Le 16 août au matin, le Bataillon de Vaugirard arrête les prêtres insermentés et les séminaristes des maisons de campagne des collèges de Laon et des Robertins situées dans ce village. Ils sont conduits sous les cris et huées, par la rue de Sèvres, à la section de la Croix Rouge qui siégeait dans l'église des Prémontrés (à l'angle des rues de Sèvres et du Cherche-Midi) ; là , après plusieurs heures d'attente sans manger, vers 3 heures et demie du matin, les séminaristes reçoivent l'ordre de rentrer dans leur famille, les prêtres sont conduits dans l'église des Carmes.
Les rafles continuent systématiquement par établissement religieux ou par rue et chaque jour de nouveaux prêtres sont arrêtés et conduits aux dépôts de Saint-Firmin et des Carmes ou dans les prisons de l'Abbaye et de La Force.
Le 28 août, Danton, ministre de la Justice, ordonne à toutes les Sections d'effectuer des visites domiciliaires chez tous les suspects. Du 29 au 30 août, les barrières de Paris sont fermées, pendant que des patrouilles vont de maison en maison. Des milliers d'aristocrates, bourgeois et prêtres insermentés, accusés d'êtres conspirateurs et traîtres à la Patrie, sont arrêtés et conduits dans les différentes prisons de Paris. Les dernières arrestations de prêtres auront lieu le 2 septembre dans la matinée, ils seront conduits directement à l'Abbaye et massacrés devant la porte.
Pendant ce temps les rumeurs courent bon train : on a vu des prêtres tirer sur les patriotes le 10 août, on a trouvé des armes cachées dans un presbytère de banlieue, un condamné sur le point d'être exécuté a révélé un vaste complot dans les prisons, en liaison avec les nobles restés chez eux et visant à poignarder dans le dos les patriotes qui tenteraient de s'opposer à la progression de l'ennemi… La peur s'installe dans la population, les meneurs ont beau jeu de remuer les foules.
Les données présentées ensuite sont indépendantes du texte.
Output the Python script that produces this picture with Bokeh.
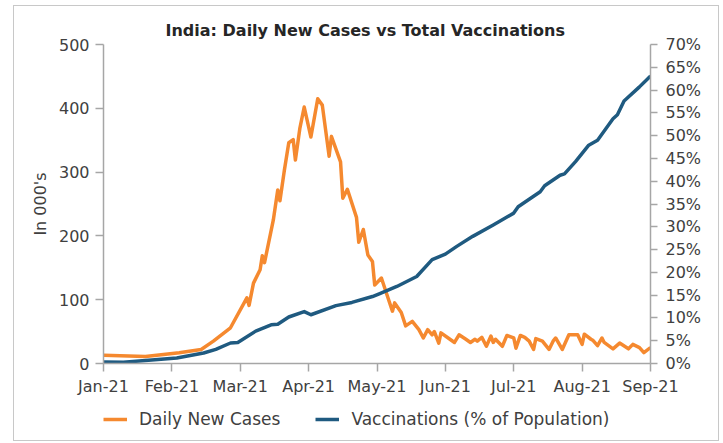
import numpy as np
import pandas as pd
from bokeh.plotting import figure
from bokeh.layouts import row, column
from bokeh.models import Range1d, LinearAxis, FixedTicker, Legend, LegendItem, Spacer
from bokeh.embed import file_html
from bokeh.resources import INLINE

# ---------------- data ----------------
month_labels = ["Jan-21", "Feb-21", "Mar-21", "Apr-21", "May-21",
                "Jun-21", "Jul-21", "Aug-21", "Sep-21"]

cases_dates = [
    "2021-01-01", "2021-01-20", "2021-02-04", "2021-02-13", "2021-02-18", "2021-02-25",
    "2021-03-04", "2021-03-05", "2021-03-07", "2021-03-10", "2021-03-11", "2021-03-12",
    "2021-03-16", "2021-03-18", "2021-03-19", "2021-03-21", "2021-03-23", "2021-03-25",
    "2021-03-26", "2021-03-28", "2021-03-30", "2021-04-02", "2021-04-05", "2021-04-07",
    "2021-04-10", "2021-04-11", "2021-04-15", "2021-04-16", "2021-04-18", "2021-04-22",
    "2021-04-23", "2021-04-25", "2021-04-27", "2021-04-29", "2021-04-30", "2021-05-03",
    "2021-05-08", "2021-05-09", "2021-05-12", "2021-05-14", "2021-05-17", "2021-05-20",
    "2021-05-22", "2021-05-24", "2021-05-26", "2021-05-27", "2021-05-29", "2021-05-30",
    "2021-06-03", "2021-06-05", "2021-06-07", "2021-06-10", "2021-06-12", "2021-06-14",
    "2021-06-15", "2021-06-17", "2021-06-19", "2021-06-21", "2021-06-22", "2021-06-23",
    "2021-06-26", "2021-06-28", "2021-07-01", "2021-07-02", "2021-07-04", "2021-07-06",
    "2021-07-08", "2021-07-10", "2021-07-11", "2021-07-14", "2021-07-17", "2021-07-19",
    "2021-07-20", "2021-07-23", "2021-07-26", "2021-07-28", "2021-07-30", "2021-08-01",
    "2021-08-02", "2021-08-05", "2021-08-06", "2021-08-08", "2021-08-10", "2021-08-11",
    "2021-08-15", "2021-08-18", "2021-08-22", "2021-08-24", "2021-08-27", "2021-08-29",
    "2021-09-01",
]
daily_cases_k = [
    13, 11, 17, 22, 35, 56,
    103, 91, 126, 147, 169, 158,
    225, 272, 255, 303, 346, 351,
    319, 368, 402, 355, 415, 405,
    325, 356, 316, 259, 273, 229,
    190, 210, 170, 160, 123, 134,
    82, 95, 80, 59, 66, 53,
    40, 53, 45, 50, 32, 48,
    38, 33, 45, 38, 33, 38,
    35, 41, 27, 43, 33, 38,
    27, 44, 40, 24, 44, 41,
    35, 22, 39, 35, 22, 36,
    40, 22, 45, 45, 45, 30,
    46, 38, 36, 28, 40, 33,
    23, 32, 23, 30, 25, 17,
    25,
]

vacc_dates = [
    "2021-01-01", "2021-01-10", "2021-02-03", "2021-02-14", "2021-02-19", "2021-02-25",
    "2021-02-28", "2021-03-08", "2021-03-15", "2021-03-18", "2021-03-23", "2021-03-30",
    "2021-04-02", "2021-04-13", "2021-04-20", "2021-04-29", "2021-05-02", "2021-05-10",
    "2021-05-19", "2021-05-26", "2021-06-01", "2021-06-06", "2021-06-13", "2021-06-22",
    "2021-07-01", "2021-07-03", "2021-07-13", "2021-07-15", "2021-07-22", "2021-07-24",
    "2021-07-29", "2021-08-04", "2021-08-08", "2021-08-15", "2021-08-17", "2021-08-20",
    "2021-08-27", "2021-09-01",
]
vacc_pct = [
    0.35, 0.3, 1.2, 2.3, 3.1, 4.5,
    4.6, 7.1, 8.5, 8.6, 10.2, 11.4,
    10.7, 12.7, 13.4, 14.7, 15.3, 16.9,
    19.1, 22.8, 24.0, 25.7, 27.9, 30.4,
    33.0, 34.4, 37.7, 39.0, 41.3, 41.6,
    44.3, 47.9, 49.0, 53.7, 54.6, 57.6,
    60.7, 63.1,
]

series_names = ["Daily New Cases", "Vaccinations (% of Population)"]
left_ticks = [0, 100, 200, 300, 400, 500]
pct_ticks = [0, 5, 10, 15, 20, 25, 30, 35, 40, 45, 50, 55, 60, 65, 70]

# ---------------- helpers ----------------
def month_pos(dates):
    d = pd.to_datetime(pd.Series(dates))
    return ((d.dt.month - 1) + (d.dt.day - 1) / d.dt.days_in_month).to_numpy()

FONT = "DejaVu Sans"
TXT = "#404040"
AX = "#a6a6a6"
ORANGE = "#F5892F"
BLUE = "#1F5A80"
W = 704

xc, xv = month_pos(cases_dates), month_pos(vacc_dates)

p = figure(width=W, height=392, x_range=Range1d(0, 8), y_range=Range1d(0, 500),
           output_backend="svg", toolbar_location=None,
           min_border_left=89, min_border_right=68, min_border_top=38, min_border_bottom=34)
p.outline_line_color = None
p.xgrid.visible = False
p.ygrid.visible = False
p.background_fill_color = "white"
p.border_fill_color = "white"

p.title.text = "India: Daily New Cases vs Total Vaccinations"
p.title.align = "left"
p.title.offset = 62
p.title.text_font = FONT
p.title.text_font_size = "16px"
p.title.text_font_style = "bold"
p.title.text_color = "#262626"

p.extra_y_ranges = {"vacc": Range1d(0, 70)}
raxis = LinearAxis(y_range_name="vacc", ticker=FixedTicker(ticks=pct_ticks),
                   major_label_overrides={t: f"{t}%" for t in pct_ticks})
p.add_layout(raxis, "right")

for ax in [p.xaxis[0], p.yaxis[0], raxis]:
    ax.axis_line_color = AX
    ax.axis_line_width = 1.5
    ax.major_tick_line_color = AX
    ax.major_tick_line_width = 1.5
    ax.major_tick_in = 0
    ax.major_tick_out = 8
    ax.minor_tick_line_color = None
    ax.major_label_text_font = FONT
    ax.major_label_text_font_size = "16px"
    ax.major_label_text_color = TXT

p.xaxis.ticker = FixedTicker(ticks=list(range(len(month_labels))))
p.xaxis.major_label_overrides = {i: lab for i, lab in enumerate(month_labels)}
p.xaxis.major_label_standoff = 5

p.yaxis[0].ticker = FixedTicker(ticks=left_ticks)
p.yaxis[0].major_label_standoff = 6
p.yaxis[0].axis_label = "In 000's"
p.yaxis[0].axis_label_text_font = FONT
p.yaxis[0].axis_label_text_font_size = "16px"
p.yaxis[0].axis_label_text_font_style = "normal"
p.yaxis[0].axis_label_text_color = TXT
p.yaxis[0].axis_label_standoff = 6
raxis.major_tick_out = 7
raxis.major_label_standoff = 8

p.line(xc, daily_cases_k, line_color=ORANGE, line_width=3.5, line_join="round")
p.line(xv, vacc_pct, y_range_name="vacc", line_color=BLUE, line_width=3.5, line_join="round")

# ---- legend strip (separate canvas so it is not clipped by the plot frame) ----
# same series are attached here only as legend sources; the strip's y range keeps them out of view
lf = figure(width=W, height=42, x_range=Range1d(0, 8), y_range=Range1d(1000, 1001),
            x_axis_location=None, y_axis_location=None,
            output_backend="svg", toolbar_location=None, min_border=0)
lf.grid.visible = False
lf.outline_line_color = None
lf.background_fill_color = "white"
lf.border_fill_color = "white"
k1 = lf.line(xc, daily_cases_k, line_color=ORANGE, line_width=3.5)
k2 = lf.line(xv, vacc_pct, line_color=BLUE, line_width=3.5)
legend = Legend(items=[LegendItem(label=series_names[0], renderers=[k1]),
                       LegendItem(label=series_names[1], renderers=[k2])],
                location=(0, 11), orientation="horizontal", padding=0, margin=0,
                border_line_color=None, background_fill_alpha=0,
                glyph_width=24, glyph_height=20, label_standoff=12, spacing=35,
                label_text_font=FONT, label_text_font_size="17px", label_text_color=TXT)
lf.add_layout(legend)

box = column(p, lf)
box.styles = {"border": "1px solid #c8c8c8"}
layout = row(Spacer(width=13), column(Spacer(height=5), box))
open("out.html", "w").write(file_html(layout, INLINE))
Les journaux révolutionnaires appellent au meurtre, comme "L'Ami du Peuple" du 19 août dans lequel Marat écrit : "Avant de voler aux frontières, il faut être sûr de ne laisser derrière soi aucun traître, aucun conspirateur... Le plus sûr parti est de se porter en armes à l'Abbaye, d'en arracher les traîtres, particulièrement les officiers suisses et leurs complices et les passer au fil de l'épée." Le 28 août, ce sont des affiches qui proclament "il faut que le peuple juge lui-même les grands procès des conspirateurs".